Redacted – coming 2024

In 2020, I participated in an online workshop on redaction, presenting the erasure poetry created in ETHOS Lab as part of research into and engagement around the General Data Protection Regulation. The workshop, hosted by Lisa Min, Charlene Mackley and Franck Billé, put this work into conversation with redaction in the field, both in materials ethnographers would seek to access, and as a potential fieldwork method. It also invited us, in the still newly-online pandemic world, to create our own erasures – digitally. Here’s mine!

RDJ online workshop erasure 2020

In the time since, we have met online and shared comments and feedback on draft chapters for a collection on Redaction with punctum press.

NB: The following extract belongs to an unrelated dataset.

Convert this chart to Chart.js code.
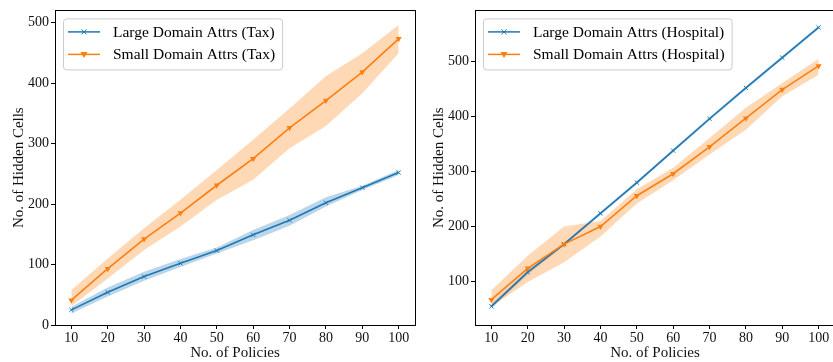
<!DOCTYPE html>
<html>
<head>
<meta charset="utf-8">
<script src="https://cdn.jsdelivr.net/npm/chart.js@4.4.1/dist/chart.umd.min.js"></script>
<style>
  html, body { margin: 0; padding: 0; background: #fff; overflow: hidden; }
  #wrap { position: relative; width: 833px; height: 362px; overflow: hidden; }
  .panel { position: absolute; top: 0; width: 420px; height: 362px; }
</style>
</head>
<body>
<div id="wrap">
  <div class="panel" style="left:0"><canvas id="tax-chart"></canvas></div>
  <div class="panel" style="left:420px"><canvas id="hosp-chart"></canvas></div>
</div>
<script>
// x values shared by both panels
const policies = [10, 20, 30, 40, 50, 60, 70, 80, 90, 100];

// Tax dataset
const taxLarge     = [25, 54, 80, 102, 123, 149, 173, 202, 227, 252];
const taxLargeLow  = [19, 47, 73, 96, 118, 140, 164, 196, 223, 248];
const taxLargeHigh = [30, 62, 88, 109, 128, 157, 182, 211, 230, 256];
const taxSmall     = [41, 93, 142, 185, 231, 275, 326, 371, 418, 473];
const taxSmallLow  = [31, 77, 124, 163, 207, 240, 292, 329, 383, 449];
const taxSmallHigh = [58, 110, 160, 207, 256, 306, 358, 411, 449, 496];

// Hospital dataset
const hospLarge     = [55, 117, 168, 224, 280, 338, 396, 452, 507, 562];
const hospLargeLow  = [51, 113, 165, 221, 277, 335, 393, 449, 504, 559];
const hospLargeHigh = [59, 121, 171, 227, 283, 341, 399, 455, 510, 565];
const hospSmall     = [67, 124, 168, 200, 256, 296, 345, 397, 449, 492];
const hospSmallLow  = [54, 99, 135, 182, 242, 284, 331, 376, 437, 476];
const hospSmallHigh = [84, 147, 200, 210, 268, 307, 361, 416, 461, 505];

// tick labels
const xTicks = [10, 20, 30, 40, 50, 60, 70, 80, 90, 100];
const taxYTicks = [0, 100, 200, 300, 400, 500];
const hospYTicks = [100, 200, 300, 400, 500];

const BLUE = '#1f77b4';
const ORANGE = '#ff7f0e';
const FONT = "'Liberation Serif', 'DejaVu Serif', serif";

function pts(ys) {
  return policies.map((x, i) => ({ x: x, y: ys[i] }));
}

// frame + matplotlib style legend drawn on the canvas
const framePlugin = {
  id: 'frame',
  afterDatasetsDraw(chart) {
    const a = chart.chartArea;
    const ctx = chart.ctx;
    ctx.save();
    ctx.strokeStyle = '#000';
    ctx.lineWidth = 1;
    ctx.strokeRect(Math.round(a.left) + 0.5, Math.round(a.top) + 0.5,
      Math.round(a.right - a.left), Math.round(a.bottom - a.top));
    ctx.restore();
  },
  afterDraw(chart, args, opts) {
    const a = chart.chartArea;
    const ctx = chart.ctx;
    const x0 = a.left + 8, y0 = a.top + 8;
    ctx.save();
    ctx.font = '15.5px ' + FONT;
    let tw = 0;
    opts.labels.forEach(l => { tw = Math.max(tw, ctx.measureText(l).width); });
    const w = 50 + tw + 7, h = 51;
    ctx.fillStyle = 'rgba(255,255,255,0.8)';
    ctx.strokeStyle = '#cccccc';
    ctx.lineWidth = 1;
    ctx.beginPath();
    ctx.roundRect(x0 + 0.5, y0 + 0.5, w, h, 3);
    ctx.fill();
    ctx.stroke();
    const colors = [BLUE, ORANGE];
    opts.labels.forEach((l, i) => {
      const cy = y0 + 13.5 + i * 22.5;
      ctx.strokeStyle = colors[i];
      ctx.lineWidth = 1.5;
      ctx.beginPath();
      ctx.moveTo(x0 + 5, cy);
      ctx.lineTo(x0 + 37, cy);
      ctx.stroke();
      const mx = x0 + 21;
      if (i === 0) {
        ctx.lineWidth = 1;
        ctx.beginPath();
        ctx.moveTo(mx - 2.5, cy - 2.5); ctx.lineTo(mx + 2.5, cy + 2.5);
        ctx.moveTo(mx - 2.5, cy + 2.5); ctx.lineTo(mx + 2.5, cy - 2.5);
        ctx.stroke();
      } else {
        ctx.fillStyle = colors[i];
        ctx.beginPath();
        ctx.moveTo(mx - 3.5, cy - 2.5); ctx.lineTo(mx + 3.5, cy - 2.5); ctx.lineTo(mx, cy + 3.5);
        ctx.closePath();
        ctx.fill();
      }
      ctx.fillStyle = '#000';
      ctx.textBaseline = 'middle';
      ctx.fillText(l, x0 + 50, cy + 1);
    });
    ctx.restore();
  }
};

function makeChart(canvasId, d, yMin, yMax, yTicks, labels, rightPad) {
  const ctx = document.getElementById(canvasId).getContext('2d');
  return new Chart(ctx, {
    type: 'line',
    data: {
      datasets: [
        { data: pts(d.smallLow), borderWidth: 0, pointRadius: 0, fill: false, order: 4 },
        { data: pts(d.smallHigh), borderWidth: 0, pointRadius: 0, fill: '-1',
          backgroundColor: 'rgba(255,127,14,0.3)', order: 4 },
        { data: pts(d.largeLow), borderWidth: 0, pointRadius: 0, fill: false, order: 5 },
        { data: pts(d.largeHigh), borderWidth: 0, pointRadius: 0, fill: '-1',
          backgroundColor: 'rgba(31,119,180,0.3)', order: 5 },
        { label: labels[0], data: pts(d.large), borderColor: BLUE, backgroundColor: BLUE,
          borderWidth: 1.6, pointStyle: 'crossRot', pointRadius: 3, pointBorderWidth: 1,
          fill: false, order: 2 },
        { label: labels[1], data: pts(d.small), borderColor: ORANGE, backgroundColor: ORANGE,
          borderWidth: 1.6, pointStyle: 'triangle', pointRotation: 180, pointRadius: 3.5,
          pointBorderWidth: 0, fill: false, order: 1 }
      ]
    },
    options: {
      responsive: false,
      animation: false,
      layout: { padding: { top: 10, right: rightPad, left: 0, bottom: 0 } },
      plugins: {
        legend: { display: false },
        tooltip: { enabled: false },
        frame: { labels: labels }
      },
      scales: {
        x: {
          type: 'linear', min: 5.5, max: 104.5,
          afterBuildTicks: s => { s.ticks = xTicks.map(v => ({ value: v })); },
          afterFit: s => { s.height = 37; },
          grid: { drawOnChartArea: false, drawTicks: true, tickLength: 4, color: '#000' },
          border: { display: false },
          ticks: { color: '#111', padding: 1, maxRotation: 0, font: { family: FONT, size: 14 } },
          title: { display: true, text: 'No. of Policies', color: '#111', padding: 0,
            font: { family: FONT, size: 15 } }
        },
        y: {
          min: yMin, max: yMax,
          afterBuildTicks: s => { s.ticks = yTicks.map(v => ({ value: v })); },
          afterFit: s => { s.width = 55; },
          grid: { drawOnChartArea: false, drawTicks: true, tickLength: 4, color: '#000' },
          border: { display: false },
          ticks: { color: '#111', padding: 2, font: { family: FONT, size: 14 } },
          title: { display: true, text: 'No. of Hidden Cells', color: '#111',
            padding: { top: 10, bottom: 0 }, font: { family: FONT, size: 15 } }
        }
      }
    },
    plugins: [framePlugin]
  });
}

function sizeCanvas(id) {
  const c = document.getElementById(id);
  c.width = 420; c.height = 362;
  c.style.width = '420px'; c.style.height = '362px';
}
sizeCanvas('tax-chart');
sizeCanvas('hosp-chart');

makeChart('tax-chart', {
  large: taxLarge, largeLow: taxLargeLow, largeHigh: taxLargeHigh,
  small: taxSmall, smallLow: taxSmallLow, smallHigh: taxSmallHigh
}, 0, 520, taxYTicks, ['Large Domain Attrs (Tax)', 'Small Domain Attrs (Tax)'], 5);

makeChart('hosp-chart', {
  large: hospLarge, largeLow: hospLargeLow, largeHigh: hospLargeHigh,
  small: hospSmall, smallLow: hospSmallLow, smallHigh: hospSmallHigh
}, 21, 593, hospYTicks, ['Large Domain Attrs (Hospital)', 'Small Domain Attrs (Hospital)'], 4);
</script>
</body>
</html>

Redacted: Writing in the Negative Space of the State brings together essays, poems, artwork, and memes — a bricolage of media that conveys the experience of living in state-inflected worlds in flux. In critically and poetically engaging with redaction in politically charged contexts (from the United States and Denmark to Russia, China, and North Korea), the volume examines up close and turns loose this disquieting mark of state power, aiming to trouble the liberal imaginaries that figure the political as a left–right spectrum, as populism and nationalism versus global and transnational cosmopolitanism, as east versus west, authoritarianism versus democracy, good versus evil, or the state versus the people — age-old coordinates that no longer make sense. Because we know from the upheavals of the past decade that these relations are being reconfigured in novel, recursive, and unrecognizable ways, the consequences of which are perplexing and ever evolving.

This book takes up redaction as a vital form in this new political reality. Contributors both critically engage with statist redaction practices and also explore its alluring and ambivalent forms, as an experimental practice that can open up new dialogic possibilities in navigating and conveying the stakes of political encounters.

 

My chapter emphasises what redaction can give, rather than waht it takes away. It invites ethnographers to consider participatory erasure with interlocutors in the field, as a means of discussing texts, policies, challenging political realities, hopes, futures, and more.

The wonderful editors Lisa, Charlene and Franck have been able to include images from one of my favourite early erasure poets (although she didn’t consider herself one) Doris Cross and work from poet Sarah Howe, both of whom were very inspirational to the ETHOS GDPR work. I am looking forward to seeing the collection come out in Spring 2024!